The reinstatement notice shall contain, at a minimum, the following information:
- The name of the secured party, the debtor, each current assignee of the loan, if any, and the original or maximum principal amount secured by the loan;
- The date of the loan;
- The amount in arrears on the loan as of the date of the notice;
- A description of the manufactured home upon which the loan is secured; and
- The amount of allowable fees incurred by the secured party in order to regain possession of the home prior to the court order.
The reinstatement notice must also include the following language:
“Your manufactured home is currently being repossessed. Contact us immediately at [insert phone number] to discuss possible options for reinstating your loan. We encourage you to seek counseling with the foreclosure prevention counselor in your area. Nearby community agencies will answer your questions, offer free advice, and help you create a plan. You can contact the Minnesota Home Ownership Center at 866-462-6466 or www.hocmn.org to get the phone number and location of the nearest counseling organization. Call today. Waiting limits your options. If you do not become current on your loan within 30 days, including any additional fees, you will no longer be entitled to reinstate your loan. We are seeking a court order repossessing the home, and by court order you will have to vacate the home.”
Except in cases of voluntary repossession, upon expiration of the 30-day period specified in the notice of default, a secured party must apply to the district court in the county in which the manufactured home is located for an order directing the seizure and delivery of the manufactured home, so long as the right to reinstate has not been exercised. The exercise of the right to reinstatement suspends the secured party’s right to seek repossession of the manufactured home and shall immediately terminate any court action filed.
The party repossessing the home has the right to sell the home through an in-park sale if the following conditions are met:
- After repossessing the home the secured party must notify the park owner that the home has been repossessed.
- The park owner must receive this notice before the park owner has begun eviction proceedings.
- The secured party must pay up to three months of the resident’s past due rent. This liability for past rent does not include late fees.
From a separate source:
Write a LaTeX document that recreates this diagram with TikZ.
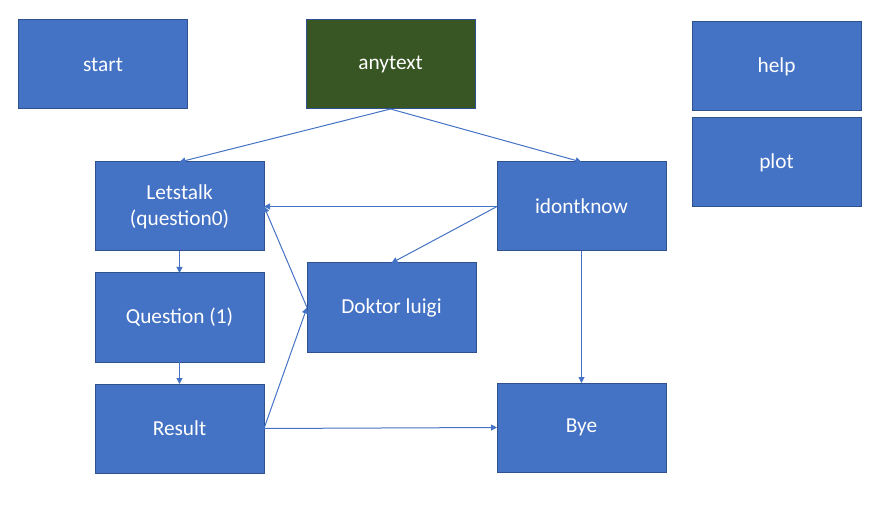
\documentclass[tikz,border=0pt]{standalone}
\usepackage{fontspec}
\setmainfont{Carlito}
\usepackage{tikz}
\usetikzlibrary{positioning, arrows.meta}
\definecolor{boxblue}{HTML}{4472C4}
\definecolor{boxedge}{HTML}{2F528F}
\definecolor{boxgreen}{HTML}{375623}
\tikzset{
  state/.style={rectangle, minimum width=126.75pt, minimum height=66.75pt, inner sep=0pt, outer sep=0pt, text centered, align=center, draw=boxedge, line width=0.75pt, fill=boxblue, text=white},
  textstate/.style={state, fill=boxgreen},
  arrow/.style={draw=boxblue, line width=0.75pt, -{Triangle[length=4.5pt, width=4.5pt]}}
}

\begin{document}
\begin{tikzpicture}[
        x=0.75pt, y=-0.75pt,
        node distance=16.5pt and 20pt,
        every node/.style={font=\fontsize{16pt}{19.5pt}\selectfont}
    ]
        \useasboundingbox (0,0) rectangle (880,509);

        % --- Top row ---
        \node (start) [state] at (103,64.5) {start};
        \node (anytext) [textstate] at (390.5,64.5) {anytext};
        \node (help) [state] at (776.5,66.5) {help};
        \node (plot) [state, below=5.25pt of help] {plot};

        % --- Left column ---
        \node (letstalk) [state] at (179.5,206.5) {Letstalk\\(question0)};
        \node (question) [state, below=of letstalk] {Question (1)};
        \node (result) [state, below=of question] {Result};

        % --- Middle and right ---
        \node (doktor) [state] at (391.5,307.5) {Doktor luigi};
        \node (idontknow) [state] at (581.5,206.5) {idontknow};
        \node (bye) [state] at (581.5,427.5) {Bye};

        % --- Connections ---
        \draw [arrow] (anytext.south) -- (letstalk.north);
        \draw [arrow] (anytext.south) -- (idontknow.north);
        \draw [arrow] (idontknow.west) -- (letstalk.east);
        \draw [arrow] (idontknow.west) -- (doktor.north);
        \draw [arrow] (idontknow.south) -- (bye.north);
        \draw [arrow] (letstalk.south) -- (question.north);
        \draw [arrow] (question.south) -- (result.north);
        \draw [arrow] (result.east) -- (doktor.west);
        \draw [arrow] (doktor.west) -- (letstalk.east);
        \draw [arrow] (result.east) -- (bye.west);

    \end{tikzpicture}
\end{document}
- The secured party must make monthly rent payments until the park owner approves a buyer for the repossessed home.
- The secured party must comply with all park rules relating to lot and home maintenance.
A secured party offering a home for an in-park sale may be evicted for the same reasons a resident could be evicted.
To repossess a home, the repossessor must bring the resident to court in the county where the home is located, rather than any county the repossessor might choose.
Removal of a Home After Repossession
When a secured party repossesses a manufactured home and removes the home from the park, the secured party owes the park owner rent for the period beginning with repossession and ending on the last calendar day of the month the home is removed. However, the secured party would not owe past due rent prior to the time the secured party accepted voluntary repossession or took action if:
- Within seven days after accepting repossession, the secured party notifies the park owner in writing that the home is being repossessed.
- The secured party pays each month’s lot rent as it becomes due.
- The secured party removes the home from the park within seven days after repossessing it.
If the secured party fails to meet any of these conditions, the secured party would owe the park owner up to three months of past due rent, excluding late fees or other charges.